---- DATA SHOWN
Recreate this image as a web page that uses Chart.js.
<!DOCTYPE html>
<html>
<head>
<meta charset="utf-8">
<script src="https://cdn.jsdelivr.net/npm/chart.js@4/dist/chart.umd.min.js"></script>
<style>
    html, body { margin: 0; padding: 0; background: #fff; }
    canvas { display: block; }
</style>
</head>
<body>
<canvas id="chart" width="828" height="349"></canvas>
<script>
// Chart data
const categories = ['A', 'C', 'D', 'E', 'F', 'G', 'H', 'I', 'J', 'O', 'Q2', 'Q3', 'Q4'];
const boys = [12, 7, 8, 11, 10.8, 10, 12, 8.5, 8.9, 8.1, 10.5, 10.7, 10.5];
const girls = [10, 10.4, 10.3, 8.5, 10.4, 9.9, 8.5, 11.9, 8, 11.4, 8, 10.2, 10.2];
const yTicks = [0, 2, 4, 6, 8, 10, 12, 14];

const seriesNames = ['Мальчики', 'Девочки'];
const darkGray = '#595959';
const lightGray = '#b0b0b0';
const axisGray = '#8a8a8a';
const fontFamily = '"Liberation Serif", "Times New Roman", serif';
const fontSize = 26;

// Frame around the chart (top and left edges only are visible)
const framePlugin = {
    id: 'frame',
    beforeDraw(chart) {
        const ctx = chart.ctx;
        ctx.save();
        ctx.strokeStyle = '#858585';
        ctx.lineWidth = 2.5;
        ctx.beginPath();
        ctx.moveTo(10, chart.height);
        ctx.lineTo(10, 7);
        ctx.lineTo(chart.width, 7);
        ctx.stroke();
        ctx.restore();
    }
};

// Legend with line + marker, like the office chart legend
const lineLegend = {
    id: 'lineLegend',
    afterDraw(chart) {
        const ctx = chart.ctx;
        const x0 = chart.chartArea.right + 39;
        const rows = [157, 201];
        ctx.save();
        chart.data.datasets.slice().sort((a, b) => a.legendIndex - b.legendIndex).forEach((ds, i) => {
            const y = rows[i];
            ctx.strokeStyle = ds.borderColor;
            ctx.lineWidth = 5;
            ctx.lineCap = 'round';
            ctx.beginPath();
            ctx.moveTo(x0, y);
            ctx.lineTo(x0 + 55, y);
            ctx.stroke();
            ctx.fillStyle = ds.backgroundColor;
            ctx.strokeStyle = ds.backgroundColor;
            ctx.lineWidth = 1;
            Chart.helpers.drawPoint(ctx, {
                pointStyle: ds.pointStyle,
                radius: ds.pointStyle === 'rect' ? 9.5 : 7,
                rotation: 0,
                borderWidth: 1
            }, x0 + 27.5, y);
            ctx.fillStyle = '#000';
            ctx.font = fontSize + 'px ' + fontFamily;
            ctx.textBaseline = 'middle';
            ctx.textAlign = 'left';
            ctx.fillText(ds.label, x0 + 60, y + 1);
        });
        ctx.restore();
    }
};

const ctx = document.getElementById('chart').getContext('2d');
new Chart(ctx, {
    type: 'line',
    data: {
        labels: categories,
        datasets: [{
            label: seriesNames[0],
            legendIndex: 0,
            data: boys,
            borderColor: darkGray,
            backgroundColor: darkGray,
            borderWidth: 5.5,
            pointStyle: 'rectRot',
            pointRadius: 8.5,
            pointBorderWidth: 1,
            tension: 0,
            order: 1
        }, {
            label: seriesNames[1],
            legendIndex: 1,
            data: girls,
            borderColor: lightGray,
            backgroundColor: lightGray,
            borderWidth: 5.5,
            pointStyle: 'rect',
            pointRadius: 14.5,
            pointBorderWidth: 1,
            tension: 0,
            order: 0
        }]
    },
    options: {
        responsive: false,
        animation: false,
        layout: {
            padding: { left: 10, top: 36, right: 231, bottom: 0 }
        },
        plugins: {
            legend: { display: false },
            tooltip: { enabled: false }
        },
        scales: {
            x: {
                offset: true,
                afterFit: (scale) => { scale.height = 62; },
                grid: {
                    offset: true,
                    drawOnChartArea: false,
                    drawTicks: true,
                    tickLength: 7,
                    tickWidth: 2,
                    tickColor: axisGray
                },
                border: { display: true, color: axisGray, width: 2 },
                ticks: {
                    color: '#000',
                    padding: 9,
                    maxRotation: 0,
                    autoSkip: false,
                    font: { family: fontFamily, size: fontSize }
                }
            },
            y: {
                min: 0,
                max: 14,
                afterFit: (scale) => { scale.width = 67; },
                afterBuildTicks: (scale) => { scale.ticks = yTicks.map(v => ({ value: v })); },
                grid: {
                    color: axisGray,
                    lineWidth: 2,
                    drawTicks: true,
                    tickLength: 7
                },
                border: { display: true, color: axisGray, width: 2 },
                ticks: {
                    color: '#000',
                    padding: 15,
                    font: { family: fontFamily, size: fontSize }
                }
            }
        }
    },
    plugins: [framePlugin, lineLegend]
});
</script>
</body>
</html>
--------
» **REQUEST**
Write out the entire listing exactly.

» **SOLUTION TO THE PROBLEM**
Recreate this image as a web page that uses Chart.js.
<!DOCTYPE html>
<html>
<head>
<meta charset="utf-8">
<script src="https://cdn.jsdelivr.net/npm/chart.js@4/dist/chart.umd.min.js"></script>
<style>
    html, body { margin: 0; padding: 0; background: #fff; }
    canvas { display: block; }
</style>
</head>
<body>
<canvas id="chart" width="828" height="349"></canvas>
<script>
// Chart data
const categories = ['A', 'C', 'D', 'E', 'F', 'G', 'H', 'I', 'J', 'O', 'Q2', 'Q3', 'Q4'];
const boys = [12, 7, 8, 11, 10.8, 10, 12, 8.5, 8.9, 8.1, 10.5, 10.7, 10.5];
const girls = [10, 10.4, 10.3, 8.5, 10.4, 9.9, 8.5, 11.9, 8, 11.4, 8, 10.2, 10.2];
const yTicks = [0, 2, 4, 6, 8, 10, 12, 14];

const seriesNames = ['Мальчики', 'Девочки'];
const darkGray = '#595959';
const lightGray = '#b0b0b0';
const axisGray = '#8a8a8a';
const fontFamily = '"Liberation Serif", "Times New Roman", serif';
const fontSize = 26;

// Frame around the chart (top and left edges only are visible)
const framePlugin = {
    id: 'frame',
    beforeDraw(chart) {
        const ctx = chart.ctx;
        ctx.save();
        ctx.strokeStyle = '#858585';
        ctx.lineWidth = 2.5;
        ctx.beginPath();
        ctx.moveTo(10, chart.height);
        ctx.lineTo(10, 7);
        ctx.lineTo(chart.width, 7);
        ctx.stroke();
        ctx.restore();
    }
};

// Legend with line + marker, like the office chart legend
const lineLegend = {
    id: 'lineLegend',
    afterDraw(chart) {
        const ctx = chart.ctx;
        const x0 = chart.chartArea.right + 39;
        const rows = [157, 201];
        ctx.save();
        chart.data.datasets.slice().sort((a, b) => a.legendIndex - b.legendIndex).forEach((ds, i) => {
            const y = rows[i];
            ctx.strokeStyle = ds.borderColor;
            ctx.lineWidth = 5;
            ctx.lineCap = 'round';
            ctx.beginPath();
            ctx.moveTo(x0, y);
            ctx.lineTo(x0 + 55, y);
            ctx.stroke();
            ctx.fillStyle = ds.backgroundColor;
            ctx.strokeStyle = ds.backgroundColor;
            ctx.lineWidth = 1;
            Chart.helpers.drawPoint(ctx, {
                pointStyle: ds.pointStyle,
                radius: ds.pointStyle === 'rect' ? 9.5 : 7,
                rotation: 0,
                borderWidth: 1
            }, x0 + 27.5, y);
            ctx.fillStyle = '#000';
            ctx.font = fontSize + 'px ' + fontFamily;
            ctx.textBaseline = 'middle';
            ctx.textAlign = 'left';
            ctx.fillText(ds.label, x0 + 60, y + 1);
        });
        ctx.restore();
    }
};

const ctx = document.getElementById('chart').getContext('2d');
new Chart(ctx, {
    type: 'line',
    data: {
        labels: categories,
        datasets: [{
            label: seriesNames[0],
            legendIndex: 0,
            data: boys,
            borderColor: darkGray,
            backgroundColor: darkGray,
            borderWidth: 5.5,
            pointStyle: 'rectRot',
            pointRadius: 8.5,
            pointBorderWidth: 1,
            tension: 0,
            order: 1
        }, {
            label: seriesNames[1],
            legendIndex: 1,
            data: girls,
            borderColor: lightGray,
            backgroundColor: lightGray,
            borderWidth: 5.5,
            pointStyle: 'rect',
            pointRadius: 14.5,
            pointBorderWidth: 1,
            tension: 0,
            order: 0
        }]
    },
    options: {
        responsive: false,
        animation: false,
        layout: {
            padding: { left: 10, top: 36, right: 231, bottom: 0 }
        },
        plugins: {
            legend: { display: false },
            tooltip: { enabled: false }
        },
        scales: {
            x: {
                offset: true,
                afterFit: (scale) => { scale.height = 62; },
                grid: {
                    offset: true,
                    drawOnChartArea: false,
                    drawTicks: true,
                    tickLength: 7,
                    tickWidth: 2,
                    tickColor: axisGray
                },
                border: { display: true, color: axisGray, width: 2 },
                ticks: {
                    color: '#000',
                    padding: 9,
                    maxRotation: 0,
                    autoSkip: false,
                    font: { family: fontFamily, size: fontSize }
                }
            },
            y: {
                min: 0,
                max: 14,
                afterFit: (scale) => { scale.width = 67; },
                afterBuildTicks: (scale) => { scale.ticks = yTicks.map(v => ({ value: v })); },
                grid: {
                    color: axisGray,
                    lineWidth: 2,
                    drawTicks: true,
                    tickLength: 7
                },
                border: { display: true, color: axisGray, width: 2 },
                ticks: {
                    color: '#000',
                    padding: 15,
                    font: { family: fontFamily, size: fontSize }
                }
            }
        }
    },
    plugins: [framePlugin, lineLegend]
});
</script>
</body>
</html>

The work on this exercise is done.